## What is asked:
Begin at the top of the records below and return each line exactly through the line with "import pandas as pd". Skip pictures.

[Plotting code records]
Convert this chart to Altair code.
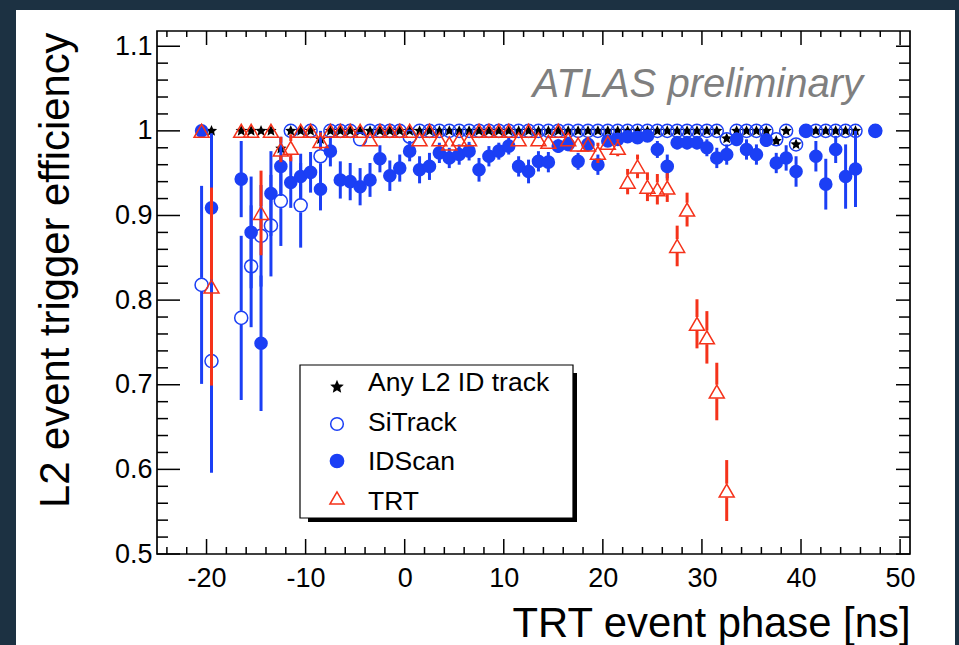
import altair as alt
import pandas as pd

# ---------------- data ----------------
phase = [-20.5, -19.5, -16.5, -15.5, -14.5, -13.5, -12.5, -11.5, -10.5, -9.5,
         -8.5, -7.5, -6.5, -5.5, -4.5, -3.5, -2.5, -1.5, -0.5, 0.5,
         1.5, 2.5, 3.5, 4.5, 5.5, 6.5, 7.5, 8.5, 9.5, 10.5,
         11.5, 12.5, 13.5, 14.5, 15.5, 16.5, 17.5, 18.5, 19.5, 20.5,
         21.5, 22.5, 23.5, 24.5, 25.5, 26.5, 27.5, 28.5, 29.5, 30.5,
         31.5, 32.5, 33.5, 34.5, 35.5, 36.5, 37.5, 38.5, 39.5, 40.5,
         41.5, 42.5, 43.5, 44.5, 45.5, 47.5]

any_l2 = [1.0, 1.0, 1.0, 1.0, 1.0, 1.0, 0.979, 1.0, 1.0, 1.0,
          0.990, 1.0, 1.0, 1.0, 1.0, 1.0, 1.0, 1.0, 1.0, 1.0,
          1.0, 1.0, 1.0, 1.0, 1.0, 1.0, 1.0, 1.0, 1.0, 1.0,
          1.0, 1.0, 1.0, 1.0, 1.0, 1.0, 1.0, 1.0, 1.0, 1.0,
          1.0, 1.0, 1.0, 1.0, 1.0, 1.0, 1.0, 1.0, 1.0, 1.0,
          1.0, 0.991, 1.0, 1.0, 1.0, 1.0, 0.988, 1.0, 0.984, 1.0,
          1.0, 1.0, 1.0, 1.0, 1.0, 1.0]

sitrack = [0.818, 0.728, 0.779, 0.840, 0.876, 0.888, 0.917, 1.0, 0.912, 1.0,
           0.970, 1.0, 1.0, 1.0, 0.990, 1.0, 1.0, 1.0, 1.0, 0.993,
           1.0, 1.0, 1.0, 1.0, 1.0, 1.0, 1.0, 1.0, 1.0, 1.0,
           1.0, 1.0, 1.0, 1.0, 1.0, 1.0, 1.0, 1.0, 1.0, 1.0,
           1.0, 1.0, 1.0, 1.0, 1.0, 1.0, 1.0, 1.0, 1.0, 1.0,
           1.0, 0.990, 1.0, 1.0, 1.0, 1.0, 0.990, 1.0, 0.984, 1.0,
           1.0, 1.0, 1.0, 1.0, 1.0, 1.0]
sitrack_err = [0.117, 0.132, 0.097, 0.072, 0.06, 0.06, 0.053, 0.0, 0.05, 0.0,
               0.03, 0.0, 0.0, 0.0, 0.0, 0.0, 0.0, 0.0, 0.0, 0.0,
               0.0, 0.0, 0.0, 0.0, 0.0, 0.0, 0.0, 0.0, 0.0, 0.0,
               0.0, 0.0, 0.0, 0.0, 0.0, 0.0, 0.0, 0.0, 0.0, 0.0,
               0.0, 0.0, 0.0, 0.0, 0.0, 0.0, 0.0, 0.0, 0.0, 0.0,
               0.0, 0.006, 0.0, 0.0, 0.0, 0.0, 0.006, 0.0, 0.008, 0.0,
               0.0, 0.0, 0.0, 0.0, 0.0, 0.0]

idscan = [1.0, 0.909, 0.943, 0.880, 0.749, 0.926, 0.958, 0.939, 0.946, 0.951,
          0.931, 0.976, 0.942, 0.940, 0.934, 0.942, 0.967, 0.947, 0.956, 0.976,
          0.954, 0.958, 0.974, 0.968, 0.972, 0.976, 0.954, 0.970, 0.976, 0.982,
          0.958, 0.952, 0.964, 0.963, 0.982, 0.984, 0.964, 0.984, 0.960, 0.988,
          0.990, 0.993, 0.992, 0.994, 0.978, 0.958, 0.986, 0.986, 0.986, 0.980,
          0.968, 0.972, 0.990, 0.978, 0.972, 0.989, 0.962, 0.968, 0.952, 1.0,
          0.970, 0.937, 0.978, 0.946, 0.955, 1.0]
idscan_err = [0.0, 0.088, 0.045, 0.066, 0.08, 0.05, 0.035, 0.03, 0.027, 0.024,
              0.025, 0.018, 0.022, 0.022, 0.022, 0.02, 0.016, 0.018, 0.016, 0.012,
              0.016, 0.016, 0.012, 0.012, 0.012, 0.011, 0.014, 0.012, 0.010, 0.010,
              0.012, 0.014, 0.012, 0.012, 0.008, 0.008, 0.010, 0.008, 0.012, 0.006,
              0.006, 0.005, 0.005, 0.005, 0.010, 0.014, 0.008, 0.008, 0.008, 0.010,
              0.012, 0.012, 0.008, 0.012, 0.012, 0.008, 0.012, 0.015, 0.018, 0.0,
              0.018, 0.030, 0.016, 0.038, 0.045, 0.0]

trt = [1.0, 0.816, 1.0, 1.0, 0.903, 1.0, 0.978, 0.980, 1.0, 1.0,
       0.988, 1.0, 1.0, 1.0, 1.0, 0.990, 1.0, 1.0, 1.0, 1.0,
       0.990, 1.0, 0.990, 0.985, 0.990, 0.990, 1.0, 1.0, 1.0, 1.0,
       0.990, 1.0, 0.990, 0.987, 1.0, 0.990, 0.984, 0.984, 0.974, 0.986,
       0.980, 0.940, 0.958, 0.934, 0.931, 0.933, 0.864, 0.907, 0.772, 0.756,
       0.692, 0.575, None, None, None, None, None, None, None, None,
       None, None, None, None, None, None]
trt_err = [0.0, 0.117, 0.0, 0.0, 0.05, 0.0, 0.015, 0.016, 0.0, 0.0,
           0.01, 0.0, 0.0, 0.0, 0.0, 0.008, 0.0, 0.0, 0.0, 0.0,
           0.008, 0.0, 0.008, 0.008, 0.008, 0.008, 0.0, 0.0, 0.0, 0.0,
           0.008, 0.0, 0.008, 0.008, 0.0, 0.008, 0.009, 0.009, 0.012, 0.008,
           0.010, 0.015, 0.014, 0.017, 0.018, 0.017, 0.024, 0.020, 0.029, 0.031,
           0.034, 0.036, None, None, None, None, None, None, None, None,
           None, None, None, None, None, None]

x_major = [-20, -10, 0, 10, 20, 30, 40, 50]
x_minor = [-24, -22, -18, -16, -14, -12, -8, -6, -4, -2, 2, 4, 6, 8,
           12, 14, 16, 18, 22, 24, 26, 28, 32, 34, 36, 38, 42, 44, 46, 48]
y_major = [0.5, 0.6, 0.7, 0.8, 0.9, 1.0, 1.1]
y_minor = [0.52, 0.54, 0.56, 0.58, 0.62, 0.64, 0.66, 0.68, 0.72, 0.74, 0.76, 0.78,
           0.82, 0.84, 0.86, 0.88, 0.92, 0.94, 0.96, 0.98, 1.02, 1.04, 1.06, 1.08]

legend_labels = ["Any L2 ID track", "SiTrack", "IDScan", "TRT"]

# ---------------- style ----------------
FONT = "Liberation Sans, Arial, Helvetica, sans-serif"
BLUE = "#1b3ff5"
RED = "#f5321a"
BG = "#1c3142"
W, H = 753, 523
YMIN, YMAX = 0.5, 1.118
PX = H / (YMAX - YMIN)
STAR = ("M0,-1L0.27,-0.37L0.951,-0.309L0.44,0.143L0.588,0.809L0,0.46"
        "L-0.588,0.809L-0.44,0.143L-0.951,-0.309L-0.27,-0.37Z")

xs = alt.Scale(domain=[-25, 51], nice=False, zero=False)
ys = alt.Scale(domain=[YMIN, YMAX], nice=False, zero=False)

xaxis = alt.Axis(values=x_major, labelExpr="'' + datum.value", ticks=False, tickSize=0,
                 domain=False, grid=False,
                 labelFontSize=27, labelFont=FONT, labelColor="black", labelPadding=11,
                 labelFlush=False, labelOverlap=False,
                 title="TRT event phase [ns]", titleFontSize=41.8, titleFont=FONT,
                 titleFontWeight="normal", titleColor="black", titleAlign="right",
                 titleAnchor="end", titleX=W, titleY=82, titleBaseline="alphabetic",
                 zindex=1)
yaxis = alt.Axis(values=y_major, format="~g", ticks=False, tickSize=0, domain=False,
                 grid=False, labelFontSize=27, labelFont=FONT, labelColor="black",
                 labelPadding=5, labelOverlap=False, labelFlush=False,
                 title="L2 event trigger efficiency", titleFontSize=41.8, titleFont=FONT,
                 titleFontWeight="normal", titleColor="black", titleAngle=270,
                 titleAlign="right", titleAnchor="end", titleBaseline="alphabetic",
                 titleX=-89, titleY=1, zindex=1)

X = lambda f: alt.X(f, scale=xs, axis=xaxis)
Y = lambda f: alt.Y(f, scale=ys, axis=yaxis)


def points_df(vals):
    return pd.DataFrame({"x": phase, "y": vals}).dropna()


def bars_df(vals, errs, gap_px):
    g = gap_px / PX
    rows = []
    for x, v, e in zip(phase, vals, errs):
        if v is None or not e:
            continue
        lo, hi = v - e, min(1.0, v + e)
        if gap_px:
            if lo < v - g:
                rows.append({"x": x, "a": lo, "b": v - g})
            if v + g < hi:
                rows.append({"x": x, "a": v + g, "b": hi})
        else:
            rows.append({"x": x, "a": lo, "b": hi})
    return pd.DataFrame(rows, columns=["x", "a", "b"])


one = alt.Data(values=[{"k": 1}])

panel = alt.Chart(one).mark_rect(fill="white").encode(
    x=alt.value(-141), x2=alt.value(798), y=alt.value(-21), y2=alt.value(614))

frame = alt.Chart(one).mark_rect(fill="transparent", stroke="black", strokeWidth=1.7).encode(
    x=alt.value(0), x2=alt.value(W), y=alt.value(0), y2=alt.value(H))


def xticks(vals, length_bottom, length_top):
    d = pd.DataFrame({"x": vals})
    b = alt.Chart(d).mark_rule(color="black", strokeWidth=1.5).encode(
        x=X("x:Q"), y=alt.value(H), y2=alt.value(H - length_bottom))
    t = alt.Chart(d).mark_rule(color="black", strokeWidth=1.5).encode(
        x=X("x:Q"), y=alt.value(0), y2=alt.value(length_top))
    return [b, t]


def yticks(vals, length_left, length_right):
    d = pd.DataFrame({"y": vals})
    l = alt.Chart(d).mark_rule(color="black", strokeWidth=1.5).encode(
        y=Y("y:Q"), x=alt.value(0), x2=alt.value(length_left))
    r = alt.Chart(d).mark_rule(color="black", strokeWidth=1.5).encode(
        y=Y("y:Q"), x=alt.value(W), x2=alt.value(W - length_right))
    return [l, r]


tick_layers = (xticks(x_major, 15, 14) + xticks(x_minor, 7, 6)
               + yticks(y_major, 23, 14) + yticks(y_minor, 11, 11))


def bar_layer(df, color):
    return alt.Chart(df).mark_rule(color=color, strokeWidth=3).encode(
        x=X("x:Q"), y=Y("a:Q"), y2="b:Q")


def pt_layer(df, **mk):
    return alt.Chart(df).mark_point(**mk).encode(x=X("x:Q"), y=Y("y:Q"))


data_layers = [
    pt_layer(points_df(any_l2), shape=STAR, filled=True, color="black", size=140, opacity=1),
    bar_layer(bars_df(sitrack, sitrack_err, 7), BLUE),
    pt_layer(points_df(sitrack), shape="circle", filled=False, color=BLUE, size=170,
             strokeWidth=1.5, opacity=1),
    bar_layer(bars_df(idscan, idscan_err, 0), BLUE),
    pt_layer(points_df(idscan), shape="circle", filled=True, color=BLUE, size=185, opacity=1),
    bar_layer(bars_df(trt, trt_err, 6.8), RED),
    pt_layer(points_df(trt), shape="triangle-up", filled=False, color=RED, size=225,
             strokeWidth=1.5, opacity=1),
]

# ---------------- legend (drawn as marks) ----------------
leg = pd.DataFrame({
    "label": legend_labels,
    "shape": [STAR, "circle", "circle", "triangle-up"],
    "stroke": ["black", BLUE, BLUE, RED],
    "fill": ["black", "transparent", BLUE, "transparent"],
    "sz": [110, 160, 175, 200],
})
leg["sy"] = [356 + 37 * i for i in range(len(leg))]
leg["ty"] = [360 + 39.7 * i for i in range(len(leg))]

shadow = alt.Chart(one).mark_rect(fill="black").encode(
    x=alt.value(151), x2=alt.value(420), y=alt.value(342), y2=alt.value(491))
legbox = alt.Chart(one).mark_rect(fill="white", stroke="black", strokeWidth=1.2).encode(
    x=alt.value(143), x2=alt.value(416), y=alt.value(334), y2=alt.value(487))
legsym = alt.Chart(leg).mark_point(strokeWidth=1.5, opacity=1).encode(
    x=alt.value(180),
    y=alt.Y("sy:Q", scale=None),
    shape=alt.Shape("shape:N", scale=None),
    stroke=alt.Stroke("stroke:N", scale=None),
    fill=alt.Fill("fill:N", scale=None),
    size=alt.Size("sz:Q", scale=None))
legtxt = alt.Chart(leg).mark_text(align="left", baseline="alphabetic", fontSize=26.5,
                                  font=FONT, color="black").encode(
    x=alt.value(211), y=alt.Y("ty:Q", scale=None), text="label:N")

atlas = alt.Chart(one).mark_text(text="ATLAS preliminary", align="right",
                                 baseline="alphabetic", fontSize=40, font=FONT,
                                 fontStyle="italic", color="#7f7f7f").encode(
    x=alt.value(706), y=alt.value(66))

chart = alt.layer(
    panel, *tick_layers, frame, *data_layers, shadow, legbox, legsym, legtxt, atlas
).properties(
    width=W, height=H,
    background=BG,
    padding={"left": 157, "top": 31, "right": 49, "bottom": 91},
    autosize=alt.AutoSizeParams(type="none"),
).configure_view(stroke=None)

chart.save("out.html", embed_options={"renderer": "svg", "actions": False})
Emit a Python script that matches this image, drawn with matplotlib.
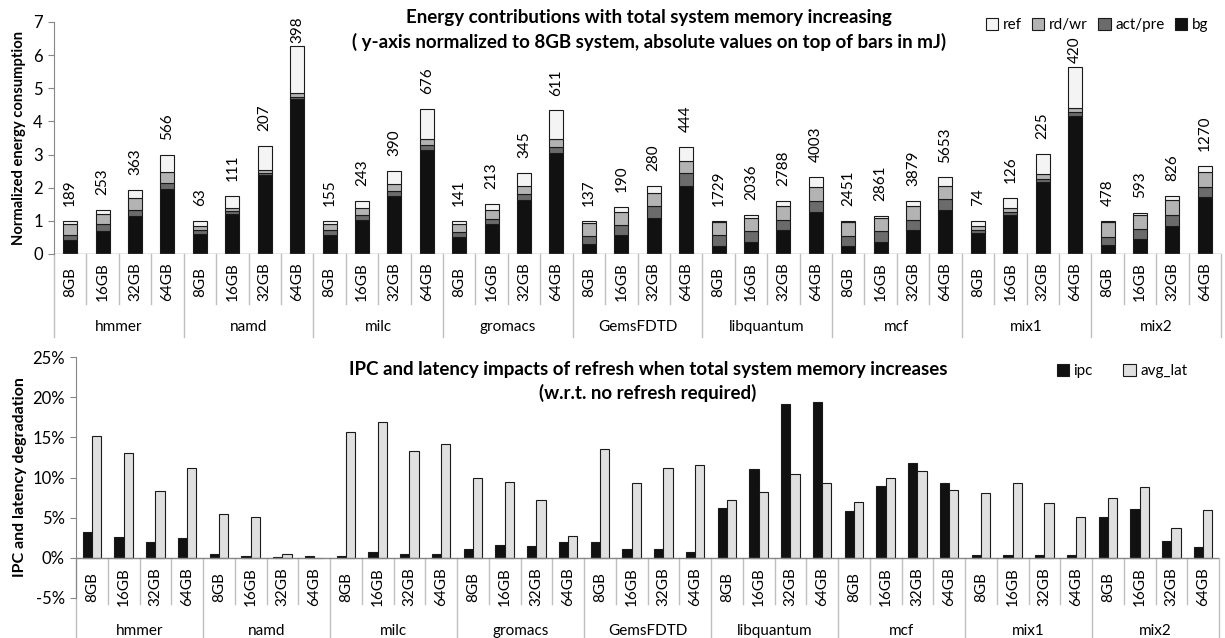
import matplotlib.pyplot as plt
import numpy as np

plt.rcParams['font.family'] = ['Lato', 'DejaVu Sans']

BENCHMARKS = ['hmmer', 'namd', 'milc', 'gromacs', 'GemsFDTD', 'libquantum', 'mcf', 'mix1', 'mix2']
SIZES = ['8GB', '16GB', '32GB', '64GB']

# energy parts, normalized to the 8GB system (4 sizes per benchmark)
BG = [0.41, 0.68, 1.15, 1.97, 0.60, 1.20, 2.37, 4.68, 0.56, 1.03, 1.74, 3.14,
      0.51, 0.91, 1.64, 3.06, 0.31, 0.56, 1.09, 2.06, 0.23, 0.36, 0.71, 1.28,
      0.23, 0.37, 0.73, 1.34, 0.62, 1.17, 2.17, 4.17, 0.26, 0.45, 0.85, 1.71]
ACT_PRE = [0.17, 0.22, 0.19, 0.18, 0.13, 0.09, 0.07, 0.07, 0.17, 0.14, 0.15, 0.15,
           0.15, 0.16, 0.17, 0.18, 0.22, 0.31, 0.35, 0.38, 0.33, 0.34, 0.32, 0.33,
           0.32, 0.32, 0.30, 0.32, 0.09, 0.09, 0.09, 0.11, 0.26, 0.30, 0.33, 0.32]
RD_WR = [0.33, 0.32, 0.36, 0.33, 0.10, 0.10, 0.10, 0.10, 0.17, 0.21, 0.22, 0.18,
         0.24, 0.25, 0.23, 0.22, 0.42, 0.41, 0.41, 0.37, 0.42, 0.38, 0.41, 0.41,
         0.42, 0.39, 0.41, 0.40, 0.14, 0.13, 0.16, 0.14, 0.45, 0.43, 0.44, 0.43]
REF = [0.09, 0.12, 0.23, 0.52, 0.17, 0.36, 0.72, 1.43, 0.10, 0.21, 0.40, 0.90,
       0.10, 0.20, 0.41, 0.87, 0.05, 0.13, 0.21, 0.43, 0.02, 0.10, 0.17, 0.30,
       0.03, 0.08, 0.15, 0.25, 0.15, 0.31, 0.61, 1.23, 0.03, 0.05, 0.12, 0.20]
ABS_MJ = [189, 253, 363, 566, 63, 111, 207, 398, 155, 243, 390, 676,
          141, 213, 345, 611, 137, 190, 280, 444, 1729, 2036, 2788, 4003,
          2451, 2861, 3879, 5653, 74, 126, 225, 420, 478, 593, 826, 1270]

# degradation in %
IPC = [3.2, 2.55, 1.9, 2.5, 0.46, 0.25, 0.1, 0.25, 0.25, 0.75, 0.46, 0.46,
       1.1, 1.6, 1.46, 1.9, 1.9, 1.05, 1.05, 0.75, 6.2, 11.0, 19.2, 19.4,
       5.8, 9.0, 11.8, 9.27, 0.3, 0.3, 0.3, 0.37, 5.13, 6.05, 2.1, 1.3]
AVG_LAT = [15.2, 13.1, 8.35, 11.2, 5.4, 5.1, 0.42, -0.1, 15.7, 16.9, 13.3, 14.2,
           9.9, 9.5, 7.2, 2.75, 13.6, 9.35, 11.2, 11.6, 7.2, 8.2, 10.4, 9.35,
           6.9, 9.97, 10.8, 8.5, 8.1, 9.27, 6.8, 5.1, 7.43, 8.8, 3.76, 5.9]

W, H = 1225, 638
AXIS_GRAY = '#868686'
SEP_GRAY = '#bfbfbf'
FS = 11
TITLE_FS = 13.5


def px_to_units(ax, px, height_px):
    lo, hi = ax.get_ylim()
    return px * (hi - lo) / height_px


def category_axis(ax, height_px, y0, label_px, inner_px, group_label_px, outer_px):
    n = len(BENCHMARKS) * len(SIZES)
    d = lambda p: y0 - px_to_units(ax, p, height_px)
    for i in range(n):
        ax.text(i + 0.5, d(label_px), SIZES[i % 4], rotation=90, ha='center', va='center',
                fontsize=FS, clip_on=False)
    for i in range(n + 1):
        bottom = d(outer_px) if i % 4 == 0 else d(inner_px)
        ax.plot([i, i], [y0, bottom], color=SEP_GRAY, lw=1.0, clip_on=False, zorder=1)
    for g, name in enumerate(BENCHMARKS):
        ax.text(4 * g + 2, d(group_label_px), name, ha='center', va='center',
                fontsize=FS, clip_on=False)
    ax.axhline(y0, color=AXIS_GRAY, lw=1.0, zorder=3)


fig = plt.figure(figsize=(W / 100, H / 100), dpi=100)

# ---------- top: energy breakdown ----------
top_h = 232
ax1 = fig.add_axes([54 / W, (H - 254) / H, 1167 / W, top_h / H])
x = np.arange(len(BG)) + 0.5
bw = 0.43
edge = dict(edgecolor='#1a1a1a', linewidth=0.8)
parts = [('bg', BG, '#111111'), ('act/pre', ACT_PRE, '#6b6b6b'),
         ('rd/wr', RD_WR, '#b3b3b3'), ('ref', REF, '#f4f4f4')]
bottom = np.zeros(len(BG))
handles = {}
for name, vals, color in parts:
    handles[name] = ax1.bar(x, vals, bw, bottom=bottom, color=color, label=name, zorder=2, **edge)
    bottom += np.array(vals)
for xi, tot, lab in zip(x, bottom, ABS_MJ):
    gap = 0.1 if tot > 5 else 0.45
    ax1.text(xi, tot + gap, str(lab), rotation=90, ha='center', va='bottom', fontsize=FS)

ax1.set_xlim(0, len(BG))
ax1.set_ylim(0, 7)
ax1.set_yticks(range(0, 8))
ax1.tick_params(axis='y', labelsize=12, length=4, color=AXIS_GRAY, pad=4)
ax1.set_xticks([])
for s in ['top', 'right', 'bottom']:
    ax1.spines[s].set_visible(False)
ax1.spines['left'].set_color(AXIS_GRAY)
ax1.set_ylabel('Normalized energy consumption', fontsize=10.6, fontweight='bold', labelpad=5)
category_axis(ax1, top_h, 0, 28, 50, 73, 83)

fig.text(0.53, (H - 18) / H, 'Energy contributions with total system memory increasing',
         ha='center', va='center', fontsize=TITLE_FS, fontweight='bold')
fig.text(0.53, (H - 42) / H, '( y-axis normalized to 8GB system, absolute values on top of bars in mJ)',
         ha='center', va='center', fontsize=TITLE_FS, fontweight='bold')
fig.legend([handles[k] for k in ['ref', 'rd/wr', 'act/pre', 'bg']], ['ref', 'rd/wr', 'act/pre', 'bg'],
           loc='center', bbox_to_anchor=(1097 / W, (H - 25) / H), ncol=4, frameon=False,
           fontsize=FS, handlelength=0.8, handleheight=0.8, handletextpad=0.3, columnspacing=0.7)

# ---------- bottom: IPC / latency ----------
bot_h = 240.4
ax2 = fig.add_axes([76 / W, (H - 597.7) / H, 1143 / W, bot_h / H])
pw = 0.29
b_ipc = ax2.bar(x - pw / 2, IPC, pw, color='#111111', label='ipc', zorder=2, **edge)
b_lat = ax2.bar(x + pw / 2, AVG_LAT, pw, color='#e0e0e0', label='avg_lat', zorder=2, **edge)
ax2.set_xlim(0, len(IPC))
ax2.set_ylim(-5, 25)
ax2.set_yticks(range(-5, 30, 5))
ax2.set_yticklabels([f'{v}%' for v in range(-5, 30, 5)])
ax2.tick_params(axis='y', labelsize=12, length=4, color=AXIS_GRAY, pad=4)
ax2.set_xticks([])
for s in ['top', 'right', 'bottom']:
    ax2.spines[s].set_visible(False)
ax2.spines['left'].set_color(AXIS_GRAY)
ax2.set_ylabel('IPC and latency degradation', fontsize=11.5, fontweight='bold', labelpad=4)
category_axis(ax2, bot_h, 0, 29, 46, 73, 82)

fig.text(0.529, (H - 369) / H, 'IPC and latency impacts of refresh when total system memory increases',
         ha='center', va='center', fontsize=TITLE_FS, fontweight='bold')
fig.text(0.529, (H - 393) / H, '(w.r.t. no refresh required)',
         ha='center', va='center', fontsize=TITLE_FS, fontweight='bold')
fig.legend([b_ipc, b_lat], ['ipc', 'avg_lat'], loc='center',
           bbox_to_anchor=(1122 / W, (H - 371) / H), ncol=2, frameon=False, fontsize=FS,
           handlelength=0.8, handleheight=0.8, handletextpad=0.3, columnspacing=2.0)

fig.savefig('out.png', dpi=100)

## In response:
Convert this chart to Altair code.
import altair as alt
import pandas as pd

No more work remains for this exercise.